The male torso has had his penis neatly severed.  He bears the label “Atthis”.  This is almost certainly a variant spelling of Attis or Atys, who appears in Classical mythology.  There are a number of variations of his story, but each deals with the same basic story, of the relationship between Attis, and Cybele.  In one variant, Cybele began life as Agdithus, a hermaphrodite god/dess.  The gods emasculated Agdithus, who then became known as the female, Cybele.  A pomegranate tree grew from Agdithus’ blood;  a river nymph ate from the tree, became pregnant and gave birth to Attis, with whom Cybele subsequently fell in love.  Attis, however, was betrothed to a king’s daughter.  In a jealous rage Cybele caused Attis and the King to go mad and emasculate (or, perhaps, castrate) themselves.  Attis later recovered his senses  and was about to kill himself when Cybele saved him by changing him into a pine tree. 

 

The hermaphrodite torso carries a label  “the circumcised hermaphrodite” although s/he has experienced substantially more than mere circumcision.  S/he, like the male figure, has had the entire penis sliced through and removed.  The hermaphrodite is a key figure in alchemical writings and symbolises the uniting of opposites.  The word itself is a conjunction of Hermes and Aphrodite and represents a union of the masculine and feminine aspects of matter resulting in the creation of a spiritual whole.  The hermaphrodite is the Magical Child, the Two-in-One and is the culmination of the Great Work.  Here, however, the magical child has been mutilated.  This torso no longer belongs to “the hermaphrodite whole, opposites bound together in mitigating embrace” about which Colquhoun wrote in her short alchemical text Waterstone of the Wise.

 

Other meanings abound.  Remy adds that ‘pine’ is French slang for penis.  Colquhoun herself mentioned, in the preface to her 1976 retrospective, that Isadore Ducasse, the self-styled Comte du Lautréamont, had described George Sand, the cross-dressing literary figure of the late 19th century as the circumcised hermaphrodite

 

Does one sense a crisis in the artist’s life?  Even the Magical Child is incomplete.

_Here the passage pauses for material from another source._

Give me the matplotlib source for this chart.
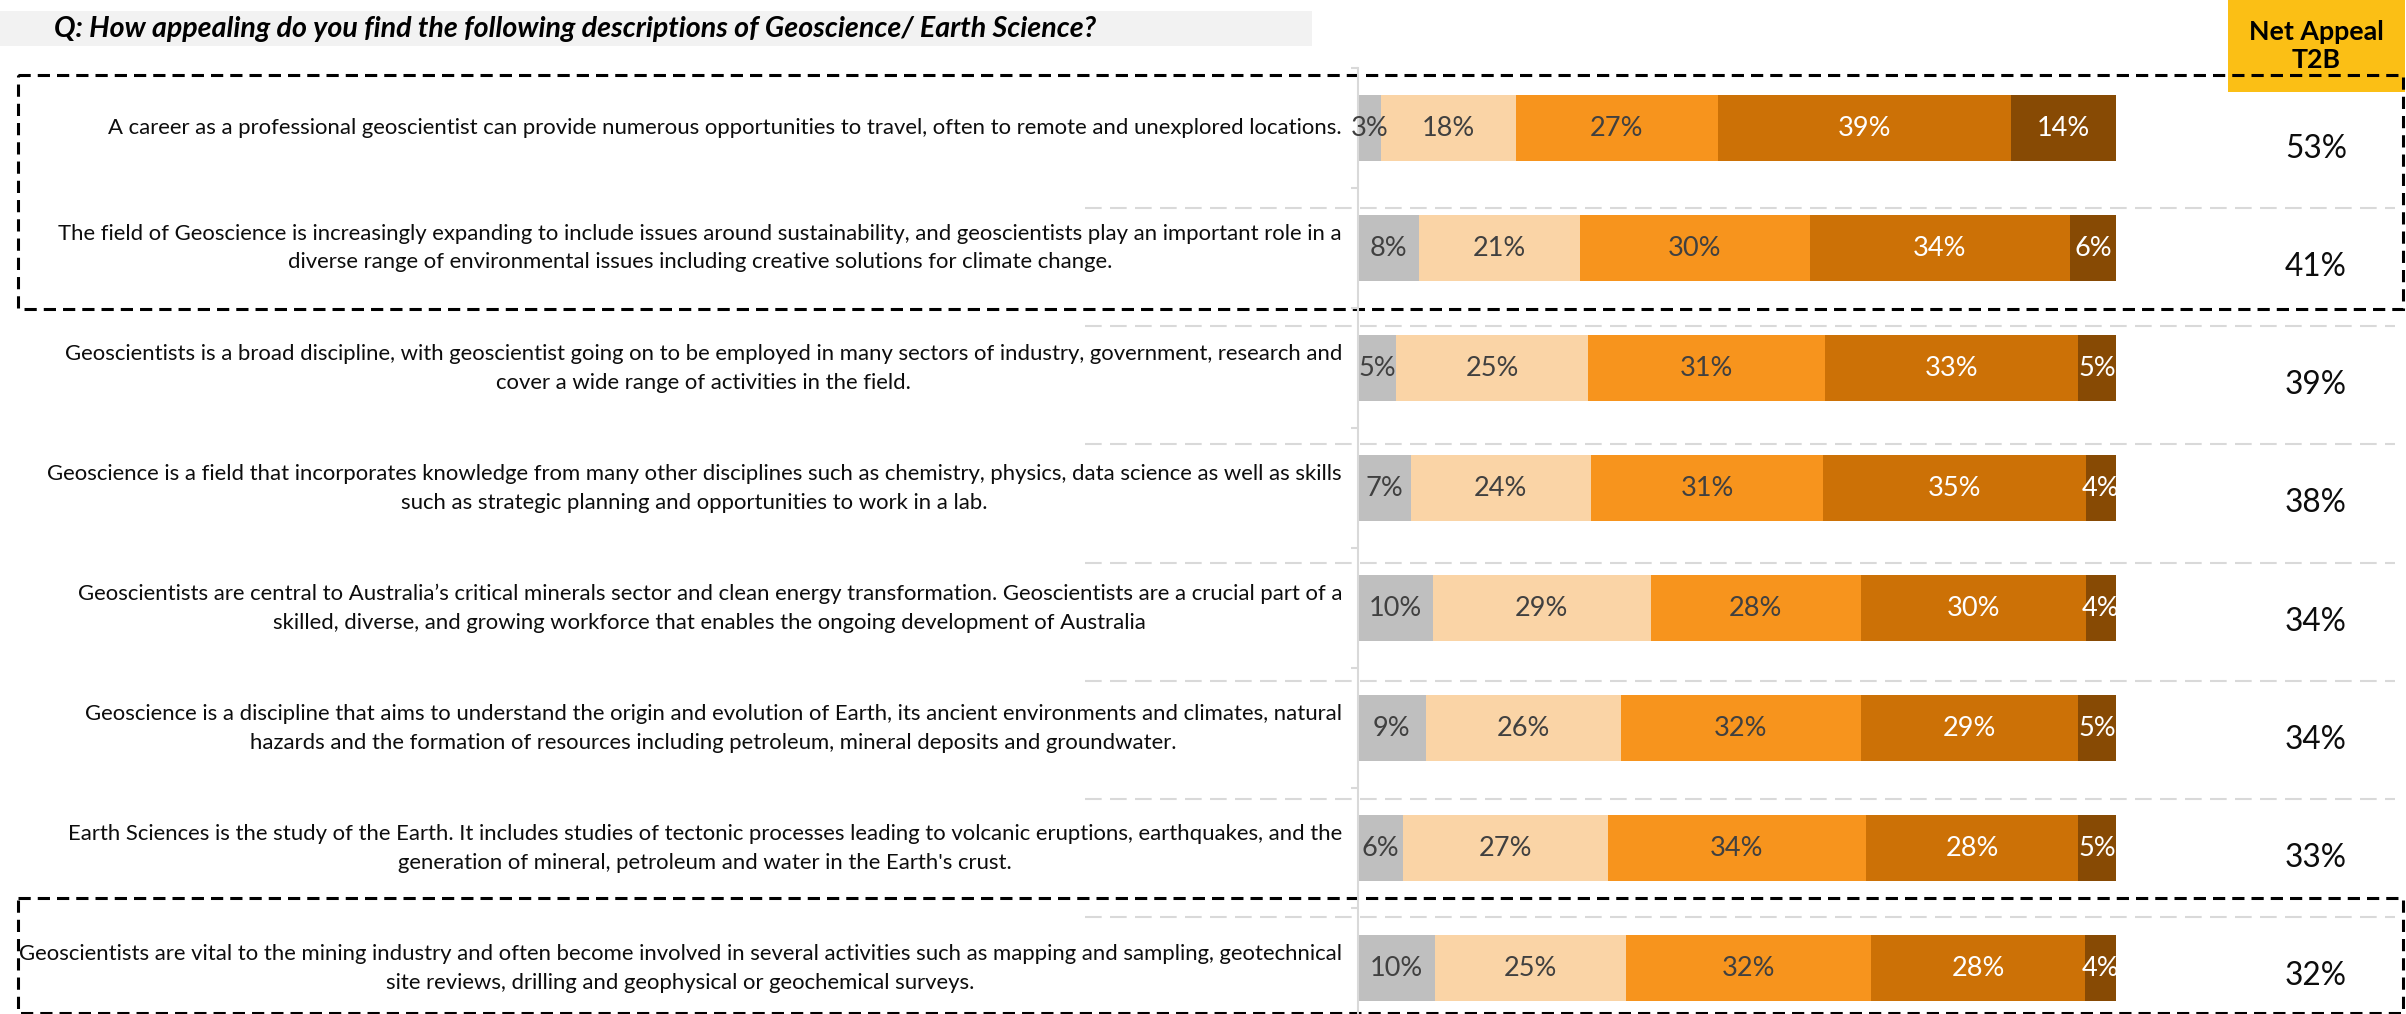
import matplotlib
matplotlib.use("Agg")
import matplotlib.pyplot as plt
import numpy as np
from matplotlib.patches import Rectangle
from matplotlib.transforms import blended_transform_factory
from matplotlib import font_manager

W, H = 2406, 1014

statements = [
    "A career as a professional geoscientist can provide numerous opportunities to travel, often to remote and unexplored locations.",
    "The field of Geoscience is increasingly expanding to include issues around sustainability, and geoscientists play an important role in a\n"
    "diverse range of environmental issues including creative solutions for climate change.",
    "Geoscientists is a broad discipline, with geoscientist going on to be employed in many sectors of industry, government, research and\n"
    "cover a wide range of activities in the field.",
    "Geoscience is a field that incorporates knowledge from many other disciplines such as chemistry, physics, data science as well as skills\n"
    "such as strategic planning and opportunities to work in a lab.",
    "Geoscientists are central to Australia\u2019s critical minerals sector and clean energy transformation. Geoscientists are a crucial part of a\n"
    "skilled, diverse, and growing workforce that enables the ongoing development of Australia",
    "Geoscience is a discipline that aims to understand the origin and evolution of Earth, its ancient environments and climates, natural\n"
    "hazards and the formation of resources including petroleum, mineral deposits and groundwater.",
    "Earth Sciences is the study of the Earth. It includes studies of tectonic processes leading to volcanic eruptions, earthquakes, and the\n"
    "generation of mineral, petroleum and water in the Earth's crust.",
    "Geoscientists are vital to the mining industry and often become involved in several activities such as mapping and sampling, geotechnical\n"
    "site reviews, drilling and geophysical or geochemical surveys.",
]

series_names = ["Not at all appealing", "Not very appealing", "Somewhat appealing", "Very appealing", "Extremely appealing"]
not_at_all = [3, 8, 5, 7, 10, 9, 6, 10]
not_very = [18, 21, 25, 24, 29, 26, 27, 25]
somewhat = [27, 30, 31, 31, 28, 32, 34, 32]
very = [39, 34, 33, 35, 30, 29, 28, 28]
extremely = [14, 6, 5, 4, 4, 5, 5, 4]
net_appeal = [53, 41, 39, 38, 34, 34, 33, 32]

colors = ["#BFBFBF", "#FAD4A6", "#F7941D", "#CC7106", "#874A04"]
text_colors = ["#404040", "#404040", "#404040", "white", "white"]

title = "Q: How appealing do you find the following descriptions of Geoscience/ Earth Science?"
header_lines = ["Net Appeal", "T2B"]

_names = {f.name for f in font_manager.fontManager.ttflist}
FONT = "Liberation Sans Narrow" if "Liberation Sans Narrow" in _names else "Lato"
plt.rcParams["font.family"] = [FONT, "DejaVu Sans"]


def px_box(x0, y0, x1, y1):
    return [x0 / W, 1 - y1 / H, (x1 - x0) / W, (y1 - y0) / H]


fig = plt.figure(figsize=(W / 100, H / 100), dpi=100)
renderer = fig.canvas.get_renderer()


def fit_size(text, target_px, **kw):
    # font size that makes `text` about target_px wide
    t = fig.text(0, 0, text, fontsize=20, **kw)
    w = t.get_window_extent(renderer).width
    t.remove()
    return 20 * target_px / w


row_fs = fit_size(statements[-1].split("\n")[0], 1326)
title_fs = fit_size(title, 1040, fontweight="bold", fontstyle="italic")
head_fs = fit_size(header_lines[0], 135, fontweight="bold")
bar_fs = fit_size("27%", 53)
net_fs = fit_size("53%", 62)

# overlay in pixel coordinates for the frame elements
ov = fig.add_axes([0, 0, 1, 1], zorder=0)
ov.set_xlim(0, W)
ov.set_ylim(H, 0)
ov.axis("off")

ov.add_patch(Rectangle((0, 11), 1312, 35, color="#F2F2F2", lw=0))
ov.text(54, 29, title, fontsize=title_fs, fontweight="bold", fontstyle="italic", va="center", ha="left")

ov.add_patch(Rectangle((2228, 0), 177, 92, color="#FBBF15", lw=0))
for k, line in enumerate(header_lines):
    ov.text(2316, 40 + 28 * k, line, fontsize=head_fs, fontweight="bold", ha="center", va="baseline")

# right-hand table rows
tbl_top, tbl_row = 89.8, 118.2
for k in range(len(statements) - 1):
    y = tbl_top + tbl_row * (k + 1)
    ov.plot([1085, 2395], [y, y], color="#D9D9D9", lw=1.5, ls=(0, (8, 4)))
for i, v in enumerate(net_appeal):
    ov.text(2316, tbl_top + tbl_row * (i + 0.5), f"{v}%", fontsize=net_fs, ha="center", va="center",
            color="#0D0D0D")

dash = (0, (4, 2.3))
ov.add_patch(Rectangle((18, 75), 2385, 234, fill=False, ec="black", lw=2.2, ls=dash, zorder=5))
ov.add_patch(Rectangle((18, 898), 2385, 115, fill=False, ec="black", lw=2.2, ls=dash, zorder=5))

# stacked bars
ax = fig.add_axes(px_box(1358, 68, 2116, 1014), zorder=2)
ax.patch.set_visible(False)
ax.set_xlim(0, 100)
ax.set_ylim(7.38, -0.5)

data = np.array([not_at_all, not_very, somewhat, very, extremely], dtype=float)
shares = data / data.sum(axis=0) * 100
y = np.arange(len(statements))
left = np.zeros(len(statements))
for s, name in enumerate(series_names):
    ax.barh(y, shares[s], left=left, height=0.55, color=colors[s], label=name)
    for i in range(len(statements)):
        ax.text(left[i] + shares[s][i] / 2, i, f"{int(data[s][i])}%", ha="center", va="center",
                fontsize=bar_fs, color=text_colors[s])
    left += shares[s]

for side in ["top", "right", "bottom"]:
    ax.spines[side].set_visible(False)
ax.spines["left"].set_color("#D9D9D9")
ax.spines["left"].set_linewidth(1.5)
ax.set_xticks([])
ax.set_yticks(np.arange(-0.5, len(statements) - 1))
ax.set_yticklabels([])
ax.tick_params(axis="y", length=5, color="#D9D9D9", width=1.5)

lab_tr = blended_transform_factory(ov.transData, ax.transData)
for i, txt in enumerate(statements):
    ax.text(1342, i, txt, transform=lab_tr, ha="right", va="center", multialignment="center",
            fontsize=row_fs, linespacing=1.55, color="#0D0D0D", clip_on=False)

fig.savefig("out.png", dpi=100)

The Méditerranée series, with its suggestions of emotional turmoil had only recently been completed.  The artist was at the start of her relationship with Toni del Renzio, but they were not yet married.  Stylistically, she was making the transition from magic realism to a more extensive use of automatism.  The work may well be, in part, a parody on the male surrealist obsession with sexuality, but everything hints at personal transition, uncertainty and chaos.

 

This was the work that Colquhoun was asked to remove from the Leicester Galleries exhibition in 1942 because of its pornographic content.  See Johnstone, p236 and Oxford Art Journal, July 1981 for further details.

 

References

Battersby, C. Dirty words for the Tate. MAKE: the magazine of women's art. No. 33 (Mar/Apr 90) pp4-8.

 

Buck, L. Faceless Femme fatales. MAKE: the magazine of women's art. No. 49 (Nov/Dec 92) pp16-17.

 

Chadwick, W. Women Artists and the Surrealist Movement, Thames and Hudson, London, 1985.

 

Colquhoun, I.  The Water stone of the Wise. in:. A Comfort and J Bayliss, (eds.) New Road, 1943. Gray Walls Press,  Billericay, Essex. pp. 196-9.

 

Colquhoun, I.  Women in Art. Oxford Art Journal, July 1981 p 65.

 

Colquhoun, I.  Osmazone. Dunganon, Örkeljunga, Sweden 1983.

 

Johnstone, W.  Points in Time. An autobiography.  Barrie and Jenkins, London 1980.

 

Ratcliffe, E. Ithell Colquhoun. Mandrake, Oxford. 2007.

 

Remy, M. Surrealism in Britain. Ashgate, Aldershot, 1999.

 

Robinson, M.  Surrealism.  Flame Tree Publishing, London, 2005. 

 

Stich, S. Anxious Visions. Abbeville Press, New York, 1970.